Basing policies on teams can also help those teams to be more agile. If your team has a policy that you own covering all the components you are interested in, then you are empowered to make changes to that policy. The same is not true if your alerts live in a massive “Backend Infrastructure Policy” that spans your whole organisation.

2. Set actionable thresholds

Probably the most common question I get from customers regarding Alerts is “what thresholds should I set?”. This can be tricky to get right. If you have preexisting SLAs or SLOs then these often make good starting points - for example if you have an SLA to keep average response time below 1 second then that translates directly into an alert condition you can set. However, many customers either don’t have these, or the SLAs they do have don’t translate directly into alert conditions.

A common mistake I see at this stage is to take the typical behaviour of an entity and apply a threshold that is just outside this range. For example, you may see that a host typically has about 30% CPU usage and decide to set a threshold at 60% CPU usage. However this is not a great approach, because while a change in CPU usage from 30% to 60% might be notable it is not necessarily actionable.

In most cases, you can apply a fairly straightforwards rule of thumb when setting Alert thresholds: “Would I want to be woken up at 3 am because of this?”. If something can be safely ignored at 3am, then arguably it can be safely ignored at any other time of the day - and probably will be. Critical thresholds should be reserved for problems that need to be fixed right now. Anything else can be monitored using warning thresholds.

Speaking of fixing things…

3. Actually fix the problem!

It’s not uncommon in accounts with many users to see alert incidents that have been open for upwards of six months. While this almost certainly means there are a few conditions that break the “actionable thresholds” rule above, there is also an implicit assumption in our Alerts platform that problems will get fixed within a relatively short timeframe. In other words, we assume that the general workflow looks something like this:

receive alert notification > investigate the problem > work on the problem until it’s fixed

Failing to fix the problem (and leaving incidents and violations sitting open) can lead to all kinds of unintended behaviour. For example, if you are using incident rollups (and I strongly believe that you should!) then not only does the initial problem go unresolved, but other future problems can go undetected as long as that initial incident remains open.

4. Use Incident Rollups

Users coming to us from other systems sometimes have the assumption that every violation of an alert condition will send them a notification. In other words, if I have 20 servers, and I set up a condition against all of them, I could get up to 20 notifications. This isn’t the default behaviour in New Relic Alerts - and in fact this is the most noisy option available. We offer three settings for how noisy you want your policy to be, which we call ’incident preferences’:

The situation with the 20 servers described above is what would happen under the third setting ‘By condition and entity’. However the default option for new alert policies is the first one ‘By policy’ and ideally this is the one we believe leads to the least alert fatigue.

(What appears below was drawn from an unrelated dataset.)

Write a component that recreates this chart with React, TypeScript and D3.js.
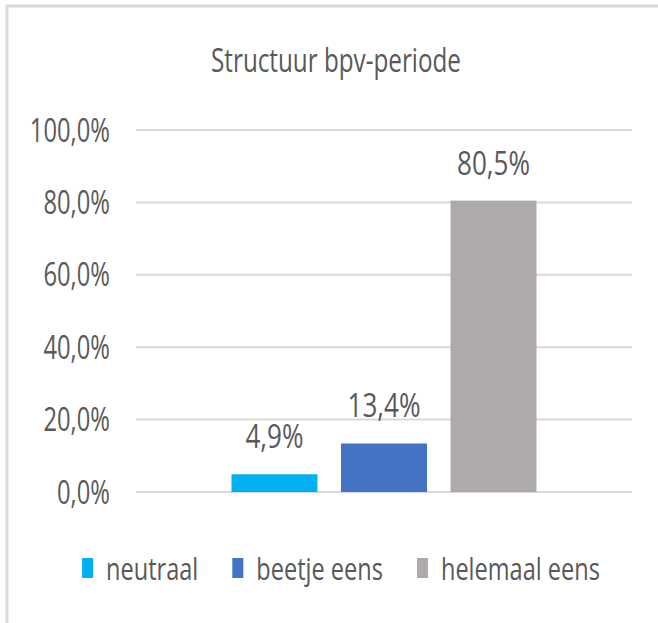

This setting rolls every violation that happens at the same time in the same policy up into a single incident, and sends only a single notification to let you know that the incident has started. This is obviously far less noisy than the other options, and it relies on 3 core assumptions to work effectively:

  1. Problems rarely happen in isolation. In other words whenever something breaks other things are likely to break as a consequence. This is especially true in modern distributed systems where you may have many different services that talk to and rely on a given component. From an alerts perspective this just means that one alert is likely to be followed by several more as the initial problem causes knock-on effects in other systems. Since the cause for all of these alerts is the same it makes sense to group them together.
  2. Once someone starts looking at the problem they keep working on it until it’s fixed. Since you will have an engineer working on the problem constantly, they can keep track of the additional failures that happen without everyone else on their team being constantly interrupted by notifications (the failures will still pop up in our UI, they just don’t push out email notifications). If things escalate, the engineer working on the problem can reach out and request additional help from their team, but for the most part the rest of their team can go about their work uninterrupted.
  3. Notifications go to a single team. The above process only works in the context of a single team. It two or more teams are sharing a policy it breaks down, particularly if components belonging to Team A, but that aren’t important to Team B, end up breaking. In this case, Team B would essentially be flying blind as they won’t get any notifications now if something they do care about breaks. Again the best solution here is to split these teams up and give them their own separate policies. If there’s some resource they both care about there’s nothing stopping them from duplicating the same condition in both of their policies.

5. Names matter

Once alerts have been configured and are going to the right people, the next objective is often reducing MTTR. Having a robust naming convention can really help in this regard. Often, the condition and entity names are going to be the first things that an engineer sees when investigating an issue, and as a result this will inform where they start their investigation.

For example compare these, taken from two email subject lines:

  • ’Ping monitor’ 'Check failure’
  • ’Storefront - String validation’ 'String mismatch on

The first could really mean anything - it could indicate that the whole site has gone down, or just a specific page. This might lead an engineer to check the health of their backend apps & servers and then maybe to wonder if there’s a problem with their CDN when everything looks healthy. With the second subject though, it’s immediately apparent what the problem is (a recent deploy took away the string they were checking for). In this case they can simply update the monitor or disable the condition, resolving the problem in a minimal amount of time.

On a related note, less is very often more when it comes to channels for alert notifications. Once an engineer gets a notification we really want to minimise the number of distractions while they are investigating the problem. If you have notifications coming in by email, Slack, and PagerDuty all at the same time, this is only going to confuse things. If possible pick just one source of notifications (such as PagerDuty) and stick with it.